>> BEGIN Supplied entries

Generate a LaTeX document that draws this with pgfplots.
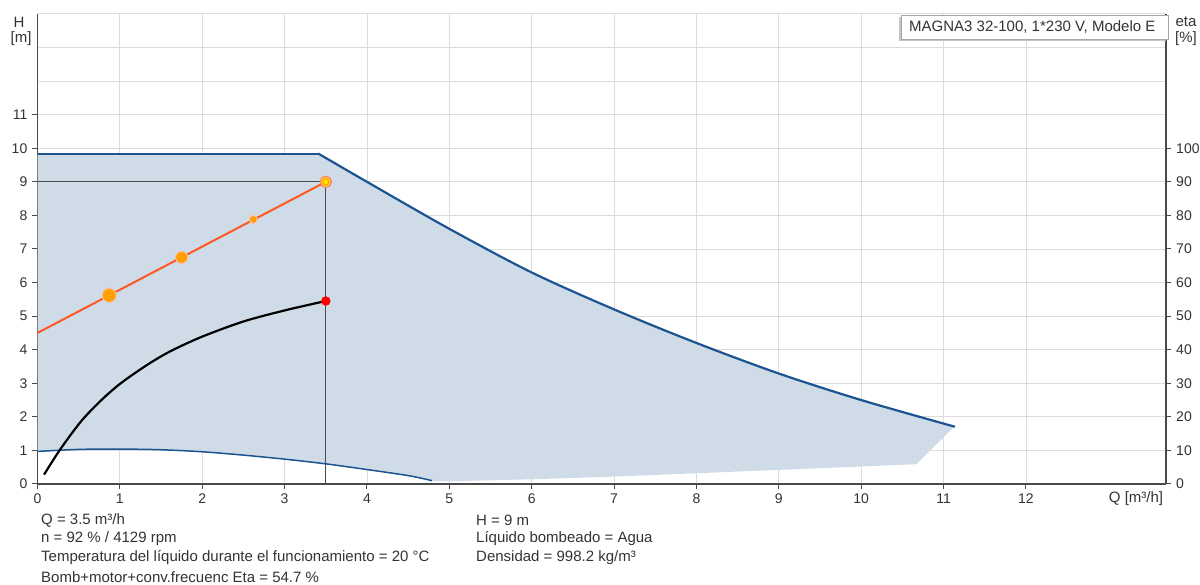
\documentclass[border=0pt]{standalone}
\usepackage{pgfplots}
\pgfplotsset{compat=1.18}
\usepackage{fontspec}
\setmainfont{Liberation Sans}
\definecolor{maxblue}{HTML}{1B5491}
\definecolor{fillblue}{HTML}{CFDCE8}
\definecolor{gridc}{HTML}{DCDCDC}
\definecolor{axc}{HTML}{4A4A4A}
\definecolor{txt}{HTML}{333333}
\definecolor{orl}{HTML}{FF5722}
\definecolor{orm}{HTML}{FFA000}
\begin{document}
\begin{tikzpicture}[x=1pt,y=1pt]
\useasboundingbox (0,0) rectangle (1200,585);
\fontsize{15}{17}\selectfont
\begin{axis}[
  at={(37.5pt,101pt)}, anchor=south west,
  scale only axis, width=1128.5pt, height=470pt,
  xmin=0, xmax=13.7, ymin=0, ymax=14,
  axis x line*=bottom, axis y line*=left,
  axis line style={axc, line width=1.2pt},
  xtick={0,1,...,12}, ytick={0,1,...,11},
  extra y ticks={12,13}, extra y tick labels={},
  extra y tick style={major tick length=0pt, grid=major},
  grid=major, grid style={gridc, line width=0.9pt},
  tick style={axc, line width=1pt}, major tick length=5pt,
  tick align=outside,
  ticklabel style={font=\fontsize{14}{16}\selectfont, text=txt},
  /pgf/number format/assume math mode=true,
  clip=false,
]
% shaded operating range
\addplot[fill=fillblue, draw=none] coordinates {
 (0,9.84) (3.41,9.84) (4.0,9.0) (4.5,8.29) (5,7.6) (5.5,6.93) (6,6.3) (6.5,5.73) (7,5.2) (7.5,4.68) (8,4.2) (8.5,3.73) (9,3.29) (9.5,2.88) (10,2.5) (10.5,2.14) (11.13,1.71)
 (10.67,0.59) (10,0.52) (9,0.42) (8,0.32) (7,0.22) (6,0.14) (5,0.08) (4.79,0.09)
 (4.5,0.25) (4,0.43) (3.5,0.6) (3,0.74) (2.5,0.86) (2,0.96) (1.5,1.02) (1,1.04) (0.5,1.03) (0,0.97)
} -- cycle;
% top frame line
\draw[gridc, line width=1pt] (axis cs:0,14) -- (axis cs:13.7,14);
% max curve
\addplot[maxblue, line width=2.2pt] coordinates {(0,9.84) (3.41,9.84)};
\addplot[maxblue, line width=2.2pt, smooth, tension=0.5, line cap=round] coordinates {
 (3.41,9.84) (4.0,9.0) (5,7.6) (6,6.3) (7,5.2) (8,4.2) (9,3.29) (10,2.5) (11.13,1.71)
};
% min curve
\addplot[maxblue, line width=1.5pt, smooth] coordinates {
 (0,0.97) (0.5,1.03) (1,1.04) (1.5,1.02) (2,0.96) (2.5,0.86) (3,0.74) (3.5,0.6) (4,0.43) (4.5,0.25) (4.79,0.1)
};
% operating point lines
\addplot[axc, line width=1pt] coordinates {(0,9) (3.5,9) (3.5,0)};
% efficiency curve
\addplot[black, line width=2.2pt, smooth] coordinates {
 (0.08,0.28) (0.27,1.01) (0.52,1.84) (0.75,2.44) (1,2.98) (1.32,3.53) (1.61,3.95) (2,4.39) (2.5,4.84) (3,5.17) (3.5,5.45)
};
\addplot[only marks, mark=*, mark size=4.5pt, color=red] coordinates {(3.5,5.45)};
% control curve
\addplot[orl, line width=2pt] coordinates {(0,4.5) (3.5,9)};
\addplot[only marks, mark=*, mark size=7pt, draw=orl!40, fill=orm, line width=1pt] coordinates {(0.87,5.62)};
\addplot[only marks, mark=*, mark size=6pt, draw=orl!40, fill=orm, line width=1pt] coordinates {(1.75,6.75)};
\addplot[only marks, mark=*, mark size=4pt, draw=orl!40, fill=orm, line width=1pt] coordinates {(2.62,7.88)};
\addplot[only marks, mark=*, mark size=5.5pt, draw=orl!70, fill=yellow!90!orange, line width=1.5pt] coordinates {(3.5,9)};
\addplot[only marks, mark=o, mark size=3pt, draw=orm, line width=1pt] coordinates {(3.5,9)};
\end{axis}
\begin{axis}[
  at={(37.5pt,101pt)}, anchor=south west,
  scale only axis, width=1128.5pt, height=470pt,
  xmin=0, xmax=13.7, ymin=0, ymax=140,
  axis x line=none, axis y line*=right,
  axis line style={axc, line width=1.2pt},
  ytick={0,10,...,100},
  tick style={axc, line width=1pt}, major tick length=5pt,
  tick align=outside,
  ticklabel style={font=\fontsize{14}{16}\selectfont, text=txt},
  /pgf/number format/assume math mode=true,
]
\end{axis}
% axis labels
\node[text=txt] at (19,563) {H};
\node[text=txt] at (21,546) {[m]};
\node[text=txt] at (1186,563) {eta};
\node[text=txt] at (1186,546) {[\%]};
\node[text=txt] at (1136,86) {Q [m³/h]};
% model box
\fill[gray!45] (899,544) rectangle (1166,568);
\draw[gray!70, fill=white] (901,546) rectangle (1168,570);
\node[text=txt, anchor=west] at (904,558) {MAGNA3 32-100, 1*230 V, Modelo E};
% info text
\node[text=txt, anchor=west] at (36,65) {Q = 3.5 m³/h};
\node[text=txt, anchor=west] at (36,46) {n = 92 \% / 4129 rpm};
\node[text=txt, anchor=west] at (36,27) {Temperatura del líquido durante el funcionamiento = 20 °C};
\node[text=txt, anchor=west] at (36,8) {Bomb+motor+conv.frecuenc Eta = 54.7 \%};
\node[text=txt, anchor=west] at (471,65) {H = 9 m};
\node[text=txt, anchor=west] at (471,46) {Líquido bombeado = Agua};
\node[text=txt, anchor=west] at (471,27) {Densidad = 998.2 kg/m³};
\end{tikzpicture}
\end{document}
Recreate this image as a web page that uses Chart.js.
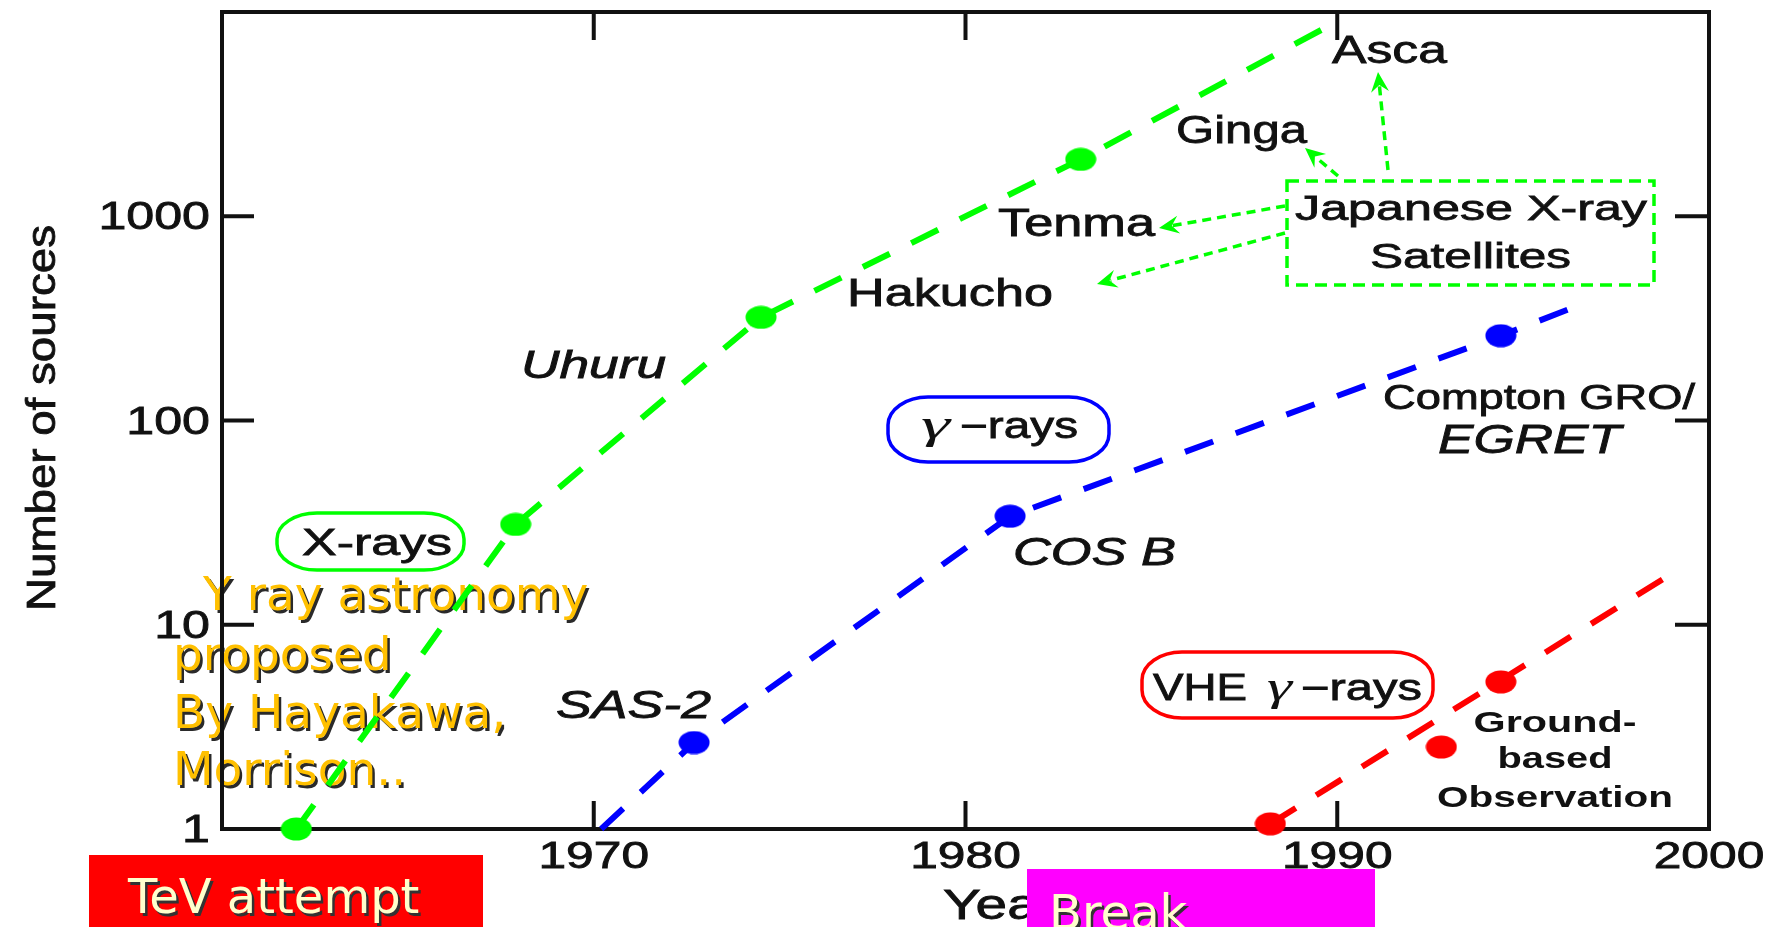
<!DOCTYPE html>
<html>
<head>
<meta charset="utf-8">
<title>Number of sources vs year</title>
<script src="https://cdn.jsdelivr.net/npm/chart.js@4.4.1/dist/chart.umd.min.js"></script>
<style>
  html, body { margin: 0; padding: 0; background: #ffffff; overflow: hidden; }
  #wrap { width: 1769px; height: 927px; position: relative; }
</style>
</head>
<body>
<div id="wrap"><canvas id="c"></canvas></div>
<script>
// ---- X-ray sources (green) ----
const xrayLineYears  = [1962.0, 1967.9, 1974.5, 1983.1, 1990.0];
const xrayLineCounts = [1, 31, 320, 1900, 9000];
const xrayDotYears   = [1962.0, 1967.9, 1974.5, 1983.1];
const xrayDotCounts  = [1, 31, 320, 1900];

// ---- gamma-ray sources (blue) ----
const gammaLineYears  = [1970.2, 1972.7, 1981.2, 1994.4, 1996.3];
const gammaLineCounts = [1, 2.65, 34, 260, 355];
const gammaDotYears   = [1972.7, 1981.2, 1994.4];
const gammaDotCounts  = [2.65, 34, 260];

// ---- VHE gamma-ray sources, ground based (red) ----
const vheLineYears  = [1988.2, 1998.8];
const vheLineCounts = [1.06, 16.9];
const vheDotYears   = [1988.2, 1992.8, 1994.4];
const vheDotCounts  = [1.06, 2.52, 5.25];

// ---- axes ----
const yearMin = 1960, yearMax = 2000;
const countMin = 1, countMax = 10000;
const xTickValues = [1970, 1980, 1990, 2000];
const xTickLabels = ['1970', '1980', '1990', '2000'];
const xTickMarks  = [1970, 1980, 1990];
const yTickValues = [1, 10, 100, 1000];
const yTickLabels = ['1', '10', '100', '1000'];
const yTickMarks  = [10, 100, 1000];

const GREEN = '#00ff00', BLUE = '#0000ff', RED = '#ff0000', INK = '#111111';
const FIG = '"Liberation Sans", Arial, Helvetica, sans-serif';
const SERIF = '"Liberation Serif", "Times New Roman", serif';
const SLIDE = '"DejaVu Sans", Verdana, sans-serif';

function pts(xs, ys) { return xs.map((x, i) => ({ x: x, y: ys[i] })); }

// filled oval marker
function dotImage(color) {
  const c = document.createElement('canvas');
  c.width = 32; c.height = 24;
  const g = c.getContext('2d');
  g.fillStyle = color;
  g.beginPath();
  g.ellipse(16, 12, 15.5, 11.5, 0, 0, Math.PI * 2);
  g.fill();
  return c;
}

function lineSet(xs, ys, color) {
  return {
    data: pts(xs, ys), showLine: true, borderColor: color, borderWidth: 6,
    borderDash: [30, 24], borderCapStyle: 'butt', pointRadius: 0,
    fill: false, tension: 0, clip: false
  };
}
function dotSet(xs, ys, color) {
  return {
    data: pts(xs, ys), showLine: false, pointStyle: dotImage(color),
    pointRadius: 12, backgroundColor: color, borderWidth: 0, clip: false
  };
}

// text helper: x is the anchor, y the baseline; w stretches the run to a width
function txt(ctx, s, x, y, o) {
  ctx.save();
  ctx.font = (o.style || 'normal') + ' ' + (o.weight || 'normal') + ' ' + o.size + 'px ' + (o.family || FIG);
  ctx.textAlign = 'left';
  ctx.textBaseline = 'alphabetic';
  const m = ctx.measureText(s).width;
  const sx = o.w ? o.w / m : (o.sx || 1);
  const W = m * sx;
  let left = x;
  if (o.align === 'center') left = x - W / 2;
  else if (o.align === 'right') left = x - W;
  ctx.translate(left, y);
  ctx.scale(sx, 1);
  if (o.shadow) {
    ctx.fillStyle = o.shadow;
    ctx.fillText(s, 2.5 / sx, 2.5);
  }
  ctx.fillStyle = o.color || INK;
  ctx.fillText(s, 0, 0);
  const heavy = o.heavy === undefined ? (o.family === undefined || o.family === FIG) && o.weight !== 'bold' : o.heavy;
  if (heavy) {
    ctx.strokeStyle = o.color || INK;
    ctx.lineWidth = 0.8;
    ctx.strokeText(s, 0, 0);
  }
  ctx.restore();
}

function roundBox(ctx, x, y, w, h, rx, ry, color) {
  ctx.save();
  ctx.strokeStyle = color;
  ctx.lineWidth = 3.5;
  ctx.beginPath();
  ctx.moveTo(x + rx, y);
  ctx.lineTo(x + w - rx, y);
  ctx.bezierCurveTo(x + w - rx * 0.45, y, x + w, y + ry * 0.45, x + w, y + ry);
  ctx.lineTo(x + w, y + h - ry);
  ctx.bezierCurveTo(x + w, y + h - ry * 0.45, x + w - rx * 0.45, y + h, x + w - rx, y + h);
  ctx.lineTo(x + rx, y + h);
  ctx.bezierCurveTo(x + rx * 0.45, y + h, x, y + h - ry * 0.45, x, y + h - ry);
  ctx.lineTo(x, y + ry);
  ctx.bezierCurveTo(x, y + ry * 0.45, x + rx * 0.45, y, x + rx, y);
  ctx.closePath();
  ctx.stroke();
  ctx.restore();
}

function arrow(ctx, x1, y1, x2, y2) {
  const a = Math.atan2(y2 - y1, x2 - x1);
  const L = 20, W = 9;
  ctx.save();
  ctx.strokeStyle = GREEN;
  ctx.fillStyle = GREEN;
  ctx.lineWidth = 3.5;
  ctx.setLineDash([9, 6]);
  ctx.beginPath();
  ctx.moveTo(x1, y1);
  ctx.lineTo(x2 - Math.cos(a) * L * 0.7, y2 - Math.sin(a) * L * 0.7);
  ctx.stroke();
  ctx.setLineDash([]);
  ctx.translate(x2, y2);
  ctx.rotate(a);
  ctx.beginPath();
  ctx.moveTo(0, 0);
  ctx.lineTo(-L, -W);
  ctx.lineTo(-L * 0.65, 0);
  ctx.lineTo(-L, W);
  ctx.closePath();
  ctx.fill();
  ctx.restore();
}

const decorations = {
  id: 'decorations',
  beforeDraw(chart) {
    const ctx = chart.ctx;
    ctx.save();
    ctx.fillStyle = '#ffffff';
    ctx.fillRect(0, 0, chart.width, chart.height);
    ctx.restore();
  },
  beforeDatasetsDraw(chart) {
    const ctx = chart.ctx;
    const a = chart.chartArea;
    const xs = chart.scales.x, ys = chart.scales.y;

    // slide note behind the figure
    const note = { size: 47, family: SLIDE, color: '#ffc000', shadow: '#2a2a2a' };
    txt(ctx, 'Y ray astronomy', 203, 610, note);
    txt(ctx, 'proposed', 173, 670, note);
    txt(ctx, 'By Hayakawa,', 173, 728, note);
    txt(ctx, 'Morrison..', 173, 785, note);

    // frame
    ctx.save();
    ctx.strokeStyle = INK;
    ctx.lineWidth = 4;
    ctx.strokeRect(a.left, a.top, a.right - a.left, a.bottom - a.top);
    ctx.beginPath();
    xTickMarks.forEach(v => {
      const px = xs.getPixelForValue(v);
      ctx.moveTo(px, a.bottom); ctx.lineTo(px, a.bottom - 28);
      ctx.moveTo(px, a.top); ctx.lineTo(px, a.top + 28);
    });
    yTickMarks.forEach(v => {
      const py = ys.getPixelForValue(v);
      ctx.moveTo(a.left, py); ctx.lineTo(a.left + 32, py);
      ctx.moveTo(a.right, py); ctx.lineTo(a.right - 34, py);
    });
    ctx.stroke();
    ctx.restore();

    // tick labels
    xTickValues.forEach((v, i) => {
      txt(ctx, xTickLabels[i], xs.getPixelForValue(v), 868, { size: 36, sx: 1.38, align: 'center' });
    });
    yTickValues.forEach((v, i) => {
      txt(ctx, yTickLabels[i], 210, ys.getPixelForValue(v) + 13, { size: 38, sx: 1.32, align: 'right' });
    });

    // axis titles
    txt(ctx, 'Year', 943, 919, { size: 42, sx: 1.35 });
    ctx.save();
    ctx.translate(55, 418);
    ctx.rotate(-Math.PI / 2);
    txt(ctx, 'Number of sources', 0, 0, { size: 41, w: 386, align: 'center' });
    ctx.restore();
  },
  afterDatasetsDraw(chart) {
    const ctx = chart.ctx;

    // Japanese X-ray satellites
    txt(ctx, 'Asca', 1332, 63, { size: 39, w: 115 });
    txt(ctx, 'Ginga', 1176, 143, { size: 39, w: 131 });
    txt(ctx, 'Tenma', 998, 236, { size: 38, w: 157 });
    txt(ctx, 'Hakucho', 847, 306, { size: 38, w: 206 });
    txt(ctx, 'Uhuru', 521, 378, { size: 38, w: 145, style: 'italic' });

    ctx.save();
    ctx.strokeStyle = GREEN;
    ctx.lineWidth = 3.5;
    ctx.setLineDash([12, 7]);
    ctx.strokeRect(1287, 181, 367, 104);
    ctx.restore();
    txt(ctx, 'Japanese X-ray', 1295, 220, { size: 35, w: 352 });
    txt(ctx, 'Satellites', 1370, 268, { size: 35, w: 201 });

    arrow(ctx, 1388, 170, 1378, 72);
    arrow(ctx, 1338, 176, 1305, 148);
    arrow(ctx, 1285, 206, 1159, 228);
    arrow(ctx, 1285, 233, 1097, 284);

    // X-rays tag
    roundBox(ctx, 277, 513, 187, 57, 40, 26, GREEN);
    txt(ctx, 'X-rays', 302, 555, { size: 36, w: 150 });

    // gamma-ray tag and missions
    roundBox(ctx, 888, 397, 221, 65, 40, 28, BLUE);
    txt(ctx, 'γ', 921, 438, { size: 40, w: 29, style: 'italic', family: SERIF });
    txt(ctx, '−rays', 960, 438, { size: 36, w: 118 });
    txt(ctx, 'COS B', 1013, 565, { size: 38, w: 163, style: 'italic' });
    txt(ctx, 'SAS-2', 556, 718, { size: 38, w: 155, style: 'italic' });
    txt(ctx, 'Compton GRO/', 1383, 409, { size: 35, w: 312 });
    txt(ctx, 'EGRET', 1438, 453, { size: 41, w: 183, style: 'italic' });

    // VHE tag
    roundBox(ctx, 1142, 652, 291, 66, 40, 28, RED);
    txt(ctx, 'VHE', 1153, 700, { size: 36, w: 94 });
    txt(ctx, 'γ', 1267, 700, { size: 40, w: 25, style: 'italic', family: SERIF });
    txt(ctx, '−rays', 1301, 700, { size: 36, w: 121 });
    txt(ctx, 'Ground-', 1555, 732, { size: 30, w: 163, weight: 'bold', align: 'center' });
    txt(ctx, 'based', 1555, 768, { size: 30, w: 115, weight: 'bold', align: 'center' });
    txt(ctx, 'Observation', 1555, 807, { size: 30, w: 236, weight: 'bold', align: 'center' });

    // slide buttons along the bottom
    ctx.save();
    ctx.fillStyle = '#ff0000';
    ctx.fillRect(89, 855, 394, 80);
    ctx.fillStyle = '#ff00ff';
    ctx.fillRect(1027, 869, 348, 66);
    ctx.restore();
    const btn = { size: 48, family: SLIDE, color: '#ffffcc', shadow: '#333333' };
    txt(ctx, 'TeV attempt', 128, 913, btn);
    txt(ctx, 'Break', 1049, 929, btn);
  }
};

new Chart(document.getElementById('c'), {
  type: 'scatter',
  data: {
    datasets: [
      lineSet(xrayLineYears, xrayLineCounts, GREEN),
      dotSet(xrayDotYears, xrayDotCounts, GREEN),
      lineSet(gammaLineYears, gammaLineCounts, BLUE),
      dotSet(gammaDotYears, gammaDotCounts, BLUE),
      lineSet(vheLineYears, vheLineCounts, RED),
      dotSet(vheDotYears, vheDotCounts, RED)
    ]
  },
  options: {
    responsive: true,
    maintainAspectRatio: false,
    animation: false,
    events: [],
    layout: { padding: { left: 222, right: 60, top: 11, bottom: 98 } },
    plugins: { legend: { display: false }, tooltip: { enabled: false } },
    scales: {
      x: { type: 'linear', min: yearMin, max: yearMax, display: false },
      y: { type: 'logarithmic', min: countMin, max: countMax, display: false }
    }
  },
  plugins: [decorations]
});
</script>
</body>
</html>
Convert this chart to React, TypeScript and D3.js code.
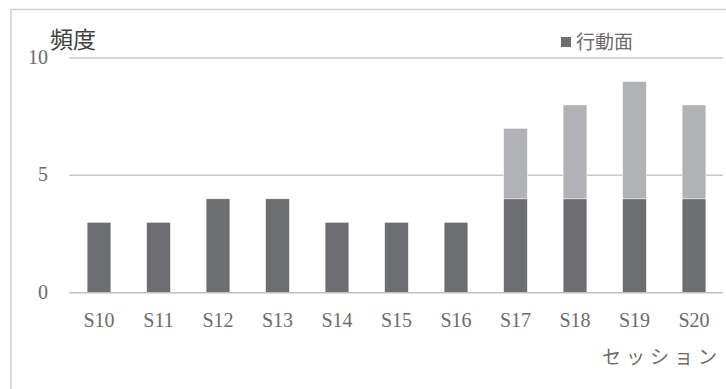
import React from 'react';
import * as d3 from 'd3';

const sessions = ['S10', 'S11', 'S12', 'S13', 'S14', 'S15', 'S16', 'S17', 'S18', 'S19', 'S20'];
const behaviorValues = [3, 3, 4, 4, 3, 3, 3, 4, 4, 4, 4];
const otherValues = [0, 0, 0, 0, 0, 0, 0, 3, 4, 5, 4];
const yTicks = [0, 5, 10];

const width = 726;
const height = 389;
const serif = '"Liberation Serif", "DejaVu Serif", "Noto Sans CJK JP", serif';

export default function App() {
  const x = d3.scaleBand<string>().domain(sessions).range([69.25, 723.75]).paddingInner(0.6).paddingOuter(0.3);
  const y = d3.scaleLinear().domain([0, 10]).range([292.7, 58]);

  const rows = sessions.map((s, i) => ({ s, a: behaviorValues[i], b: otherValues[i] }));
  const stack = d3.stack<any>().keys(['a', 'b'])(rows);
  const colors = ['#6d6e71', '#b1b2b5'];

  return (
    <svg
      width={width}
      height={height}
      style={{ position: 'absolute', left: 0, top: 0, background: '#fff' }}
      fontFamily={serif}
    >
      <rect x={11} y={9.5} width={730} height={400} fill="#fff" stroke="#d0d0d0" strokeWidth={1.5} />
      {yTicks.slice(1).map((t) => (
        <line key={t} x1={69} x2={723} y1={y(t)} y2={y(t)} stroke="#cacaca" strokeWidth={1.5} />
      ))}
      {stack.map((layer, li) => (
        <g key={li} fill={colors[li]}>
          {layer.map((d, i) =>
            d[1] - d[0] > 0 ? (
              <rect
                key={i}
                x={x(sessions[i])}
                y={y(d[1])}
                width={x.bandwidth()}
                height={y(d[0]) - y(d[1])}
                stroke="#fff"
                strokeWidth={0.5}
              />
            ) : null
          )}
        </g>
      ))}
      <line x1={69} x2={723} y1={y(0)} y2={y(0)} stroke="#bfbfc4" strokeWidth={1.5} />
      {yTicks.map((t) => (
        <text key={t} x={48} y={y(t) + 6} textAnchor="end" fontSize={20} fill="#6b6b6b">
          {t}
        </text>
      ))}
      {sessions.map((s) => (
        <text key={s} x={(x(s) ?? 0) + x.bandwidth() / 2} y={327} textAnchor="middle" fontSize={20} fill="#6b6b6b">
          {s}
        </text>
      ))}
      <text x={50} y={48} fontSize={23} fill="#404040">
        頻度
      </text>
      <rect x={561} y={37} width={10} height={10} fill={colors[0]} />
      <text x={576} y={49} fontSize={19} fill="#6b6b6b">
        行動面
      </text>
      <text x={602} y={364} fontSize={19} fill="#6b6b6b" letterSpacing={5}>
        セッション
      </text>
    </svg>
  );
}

>> END Supplied entries

Aim
Search the records for the word "React" and copy every line where it occurs.

Correct result
Convert this chart to React, TypeScript and D3.js code.
import React from 'react';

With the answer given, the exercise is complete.